Enterprise deployment guidance
- Establish platform standards before onboarding multiple new warehouse sites
- Separate transactional, integration, and analytics workloads for clearer scaling
- Use multi-tenant deployment selectively, based on process standardization and governance maturity
- Build backup and disaster recovery into the initial architecture, not as a later add-on
- Automate environment provisioning and policy enforcement to reduce rollout time
- Track business-level reliability metrics alongside infrastructure telemetry
- Review cloud cost monthly against transaction growth, not just against budget variance
- Plan cloud migration in phases with coexistence patterns for legacy ERP and warehouse systems
Cloud migration considerations are especially important for distribution businesses moving from legacy warehouse platforms. A phased migration usually reduces risk: stabilize integrations, externalize identity, standardize monitoring, move non-critical services first, and then transition core transactional workloads with clear rollback plans. This approach supports continuity while building a more scalable SaaS infrastructure foundation.
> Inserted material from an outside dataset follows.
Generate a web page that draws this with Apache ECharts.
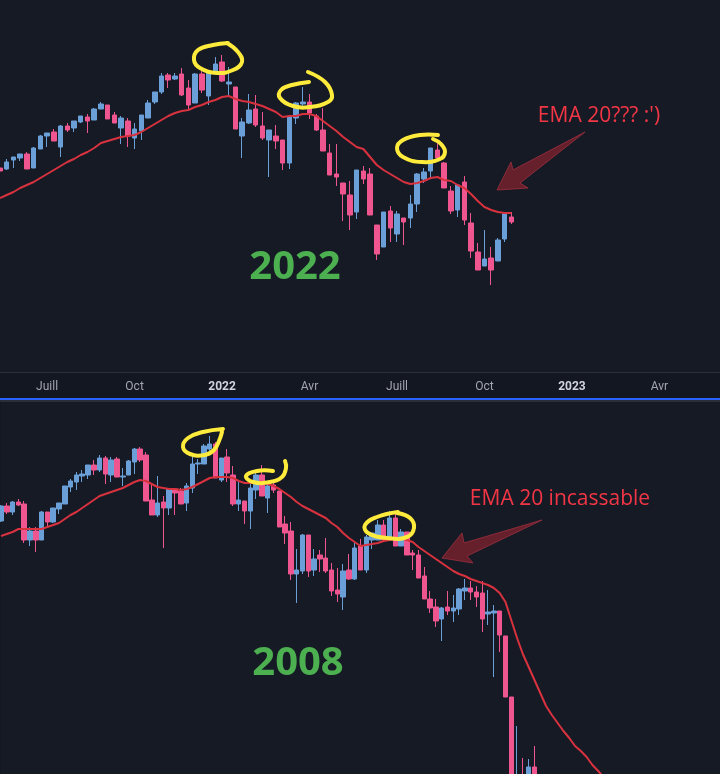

The most effective scalability plan is one that reflects warehouse operating realities. It should support new facilities, absorb transaction spikes, protect data, and give infrastructure teams repeatable control over deployment, security, and cost. For enterprises expanding warehousing systems, scalable cloud infrastructure is not a single platform choice. It is an operating model built around architecture discipline, automation, and resilience.